Hertfordshire Chorus

David Temple MBE Conductor

Ana Beard Fernández Soprano

Ashley Riches Baritone

Zoë Brookshaw Soprano (Soloist in Highland Home)

London Orchestra da Camera

Hertfordshire Chorus return to St Albans Cathedral to perform the much loved Ein deutches Requiem by Brahms, Richard Strauss’s sublime Four Last Songs and a short piece written by Kurt Rosenberg called Highland Home, a homage to the country he fell in love with when he was young.


Tickets: £30, £20, £10, £5

No view seats will only be released when seats with views have sold out.

Concessions: Children under 18 £5, Students with ID £5.

Seats marked with a K are only to be booked by people accompanying the adjacent wheelchair user.

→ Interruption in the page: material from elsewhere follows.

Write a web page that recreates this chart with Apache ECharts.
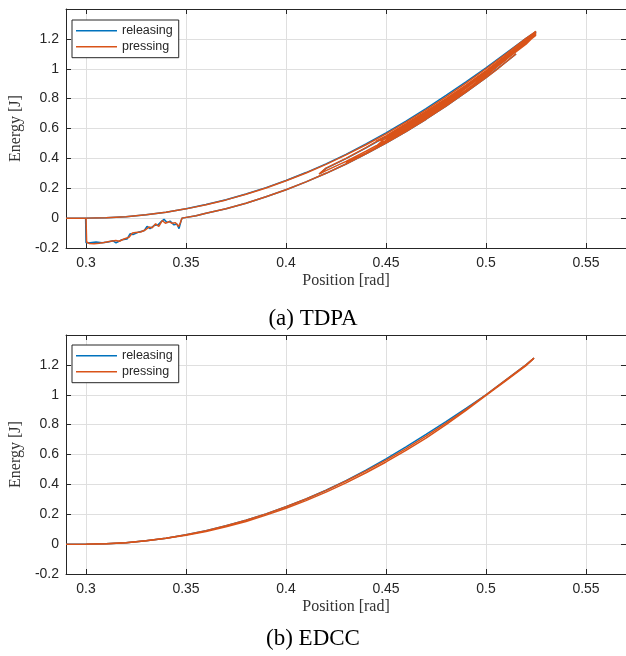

Only one companion ticket is permitted per transaction.

Doors will open 30 minutes before concert starts. There is an interval of 20 minutes during this performance.    

 

Brahms’s Ein deutsches Requiem is one of the cornerstones of the classical choral repertoire. This large-scale setting of the Requiem Mass in German begins with prayers to the dead with words translated and shaped by Brahms himself.

His approach reflects his sympathies with humanism as well as the comforts that can be found in the religious texts. The piece may have been inspired by his grief at the loss of his own mother and the death of Robert Schumann.

The Vier Letzte Lieder (Four Last Songs) are Strauss’s final completed works, composed in 1948 when he was 84. Inspired by poems by Joseph von Eichendorff and Hermann Hesse, they reflect the composer’s state of mind as he contemplated the end of his life. The solo soprano voice soars above the orchestra inviting the audience to share in feelings of sorrow and, finally, acceptance.

American composer Kurt Rosenberg composed Highland Home after a visit to Brodick castle on the Isle of Arran. He was captivated by the beauty of the rugged landscape and this magical piece is a homage to the country he fell in love with.